The legacy of Joe Biden may be marred should he refuse to fast-track raising the US Supreme Court bench to fifteen from the present nine, adding six new justices who could outvote the Republican members of that institution. Senators Manchin and Sinema may for now defeat President Biden’s popular measures at boosting the economy, but that would ensure that the 2022 midterm polls could be cast by Biden as a referendum on whether the less privileged in the US deserve some of the largesse that is regularly showered on the wealthy. Lincoln spoke of a government by, for and of the people. Since the Get Rich days of Reagan-Deng-Thatcher in the 1980s, “the people” refer only to the wealthy, with the others ignored except for a few scraps thrown in their direction. The US Supreme Court opened the floodgates to interference by the hyper wealthy in elections, through legitimising such lures by billionaires, no matter how large. Most recently, a 5:4 majority in the US Supreme Court has permitted the nativists in Texas to severely limit the reproductive freedoms of women.

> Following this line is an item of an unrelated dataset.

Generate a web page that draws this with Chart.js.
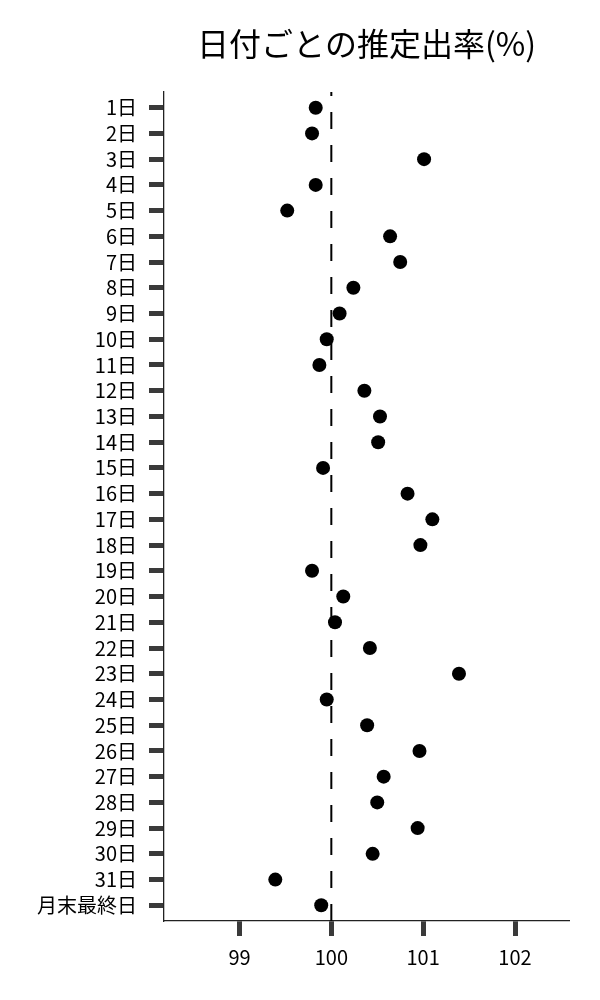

This is a path along which same-sex relationships and inter-racial marriages can come up before the Supreme Court in a similar test of prospective legality, especially as the Court seems less than concerned about the surgical manner in which voter choices are being reduced in states where Trump afficionados have the upper hand on legislation. At the same time, the 45th President acted the cry-baby whenever there was an electoral loss, even in the recall vote in California. The cacophony of Trumpian protest is that any election lost by Trump backers must be as rigged as they themselves are seeking to make the US system. Once confidence in the ballot gets eroded, the alternative reached for is the bullet. This is a risky game that Trump and his followers are playing, and must please the CCP leadership and its Wahabi partners hugely. Both seek the meltdown of the US in civil strife, and sadly, this is precisely what some verdicts of the US Supreme Court are creating the conditions for.
Joe Biden visibly believes in the innate decency, even of the Taliban. The President of the US must accept that there is as little chance of his winning over the Party of Trump (aka the Republicans) as was demonstrated earlier to him during Barack Obama’s tenure in the Oval Office. An expansion of the Supreme Court from nine to fifteen as well as the passage of the $3.5 trillion stimulus package is essential not just for the Democratic Party but for the stability of the US. Those who believe their billions give them immunity from the social unrest that is already germinating as a consequence of Billionaire First, Common Citizen Last approach spawned by not just elements in the US administration and legislature but in the courts as well. President Trump got appointed as many as 53 of the 179 judges in the Federal Courts of Appeal, and the consequences of this will play out in a manner not foreseen by zealots who used the Trump presidency (and now the US Supreme Court) to strengthen their stranglehold over policy and thereby the economy. President Biden needs to accept that changes that he regards as radical are in fact the minimum needed to ensure social cohesion in a country under attack by the Sino-Wahabi alliance.
Otherwise, it will not just be President Biden who goes sharply downhill during the coming years but the US and several of its friends and allies as well.